My question is more along the lines of this: What sort of internet regime would make it harder for the pres-o-dent to launch a military strike against Iran?
Yesterday I lectured at the University of Bergen on the decline and fall of journalism's authority beginning in the late twentieth century--take the 1983 invasion of Grenada as a benchmark moment. One of my hosts asked me about the likelihood of a US attack on Iran. I said the media reports that I rely on don't make it clear that any kind of threat is posed that would justify an attack, and that the Bush administration now has little credibility when it makes accusations about weapons programs, but they'd probably do it anyway. He asked me then whether the US would really use a nuclear weapon in such an attack. Oh yeah, I said, the military strategists are dying to try one of those things. They want to break a taboo. Then another one of my hosts began singing Randy Newman's song. Let's drop the big one, and see what happens.

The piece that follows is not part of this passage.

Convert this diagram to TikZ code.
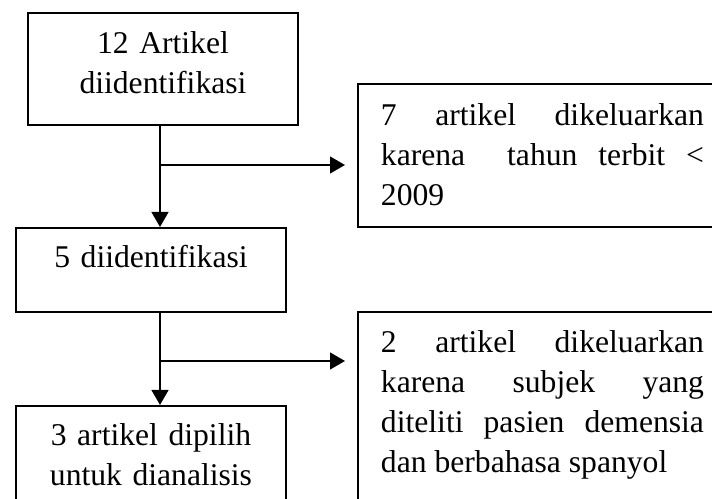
\documentclass[tikz,border=0pt]{standalone}
\usepackage{fontspec}
\setmainfont{Liberation Serif}
\usetikzlibrary{arrows.meta,positioning}
\tolerance=10000
\begin{document}
\begin{tikzpicture}[
  x=1cm,
  y=1cm,
  flowbox/.style={draw=black, line width=1.4pt, inner sep=0pt, text width=6.75cm, align=center, anchor=north west},
  notebox/.style={draw=black, line width=1.4pt, inner xsep=0.575cm, inner ysep=0pt, text width=8.075cm, align=justify, anchor=north west},
  flowarrow/.style={line width=1.4pt, -{Triangle[length=0.375cm, width=0.42cm]}},
  every node/.style={font=\fontsize{22.5}{28.45}\selectfont}
]
\useasboundingbox (0,0) rectangle (17.8,12.475);
\clip (0,0) rectangle (17.8,12.475);
\node[flowbox, text height=1.025cm, text depth=1.775cm] (found) at (0.675,12.175) {12 Artikel\\diidentifikasi};
\node[flowbox, text height=1.0cm, text depth=1.1cm] (screened) at (0.375,6.8) {5 diidentifikasi};
\node[flowbox, text height=1.0cm, text depth=2.0cm] (chosen) at (0.375,2.35) {3 artikel dipilih\\untuk dianalisis};
\node[notebox, text height=1.05cm, text depth=2.525cm] (outyear) at (8.925,10.4) {7 artikel dikeluarkan\linebreak karena\ \ tahun terbit <\linebreak 2009};
\node[notebox, text height=1.025cm, text depth=4.3cm] (outsubj) at (8.925,4.7) {2 artikel dikeluarkan\linebreak karena subjek yang\linebreak diteliti pasien demensia\linebreak dan berbahasa spanyol};
\coordinate (fork1) at (4.0,8.35);
\coordinate (fork2) at (4.0,3.45);
\draw[flowarrow] (found.south -| fork1) -- (screened.north -| fork1);
\draw[flowarrow, shorten >=0.3cm] (fork1) -- (fork1 -| outyear.west);
\draw[flowarrow] (screened.south -| fork2) -- (chosen.north -| fork2);
\draw[flowarrow, shorten >=0.3cm] (fork2) -- (fork2 -| outsubj.west);
\end{tikzpicture}
\end{document}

It does take you back to Grenada, a far simpler day. The Reagan administration launched that attack for obvious political reasons--it was ordered immediately after a truck bomb demolished the marine barracks in Beirut, killing over 200 soldiers. The media were false-footed, but after the fact exposed a series of lies and manipulations. But, with the government still operating under cold-war consensus, no Congressional blowback followed, and, although the news media complained about restrictions on the flow of information, no public outrage supported them. Instead, the news media commenced a long and still ongoing period of self-examination, trying to figger out where their credibility has gone, and generally confusing their credibility with their popularity.
There was no internet to speak of then. Now, nearly a quarter of a century later, information and criticism flows more quickly. Today the news media respond, after a demure pause, to what circulates on the web. As a result, we have far more vigorous media exposure of the failures in Iraq than we ever did of the failures in Vietnam, though the news media are still very reluctant to push the atrocity button. This criticism doesn't seem to deflect policymakers, however. They know something about the toothlessness of the chattering classes.
So I'd give up my video on demand baseball to prevent an attack on Iran. Is net neutrality part of that equation? Or am I asking the wrong question?
I tend not to follow the details of internet governance too closely, and leave it to friends and colleagues like Sascha Meinrath (his blog is Public Ponderings) and Paul Riismandel (the Media Geek). Policy discussions move too fast for me, or, I always know that I'm only on the skin of the onion. From the surface, of course, things are never what they seem.
I have no idea how relaxing the expectations for net neutrality would affect the overall shape of the public sphere. If it's a matter of creating a more expensive tier for video on demand, it might not have any direct effect at all. And what should I care about video on demand, other than it might be a nice way for me to watch baseball late at night?
My question is more along the lines of this: What sort of internet regime would make it harder for the pres-o-dent to launch a military strike against Iran?
Yesterday I lectured at the University of Bergen on the decline and fall of journalism's authority beginning in the late twentieth century--take the 1983 invasion of Grenada as a benchmark moment. One of my hosts asked me about the likelihood of a US attack on Iran. I said the media reports that I rely on don't make it clear that any kind of threat is posed that would justify an attack, and that the Bush administration now has little credibility when it makes accusations about weapons programs, but they'd probably do it anyway. He asked me then whether the US would really use a nuclear weapon in such an attack. Oh yeah, I said, the military strategists are dying to try one of those things. They want to break a taboo. Then another one of my hosts began singing Randy Newman's song. Let's drop the big one, and see what happens.
It does take you back to Grenada, a far simpler day. The Reagan administration launched that attack for obvious political reasons--it was ordered immediately after a truck bomb demolished the marine barracks in Beirut, killing over 200 soldiers. The media were false-footed, but after the fact exposed a series of lies and manipulations. But, with the government still operating under cold-war consensus, no Congressional blowback followed, and, although the news media complained about restrictions on the flow of information, no public outrage supported them. Instead, the news media commenced a long and still ongoing period of self-examination, trying to figger out where their credibility has gone, and generally confusing their credibility with their popularity.
There was no internet to speak of then. Now, nearly a quarter of a century later, information and criticism flows more quickly. Today the news media respond, after a demure pause, to what circulates on the web. As a result, we have far more vigorous media exposure of the failures in Iraq than we ever did of the failures in Vietnam, though the news media are still very reluctant to push the atrocity button. This criticism doesn't seem to deflect policymakers, however. They know something about the toothlessness of the chattering classes.
So I'd give up my video on demand baseball to prevent an attack on Iran. Is net neutrality part of that equation? Or am I asking the wrong question?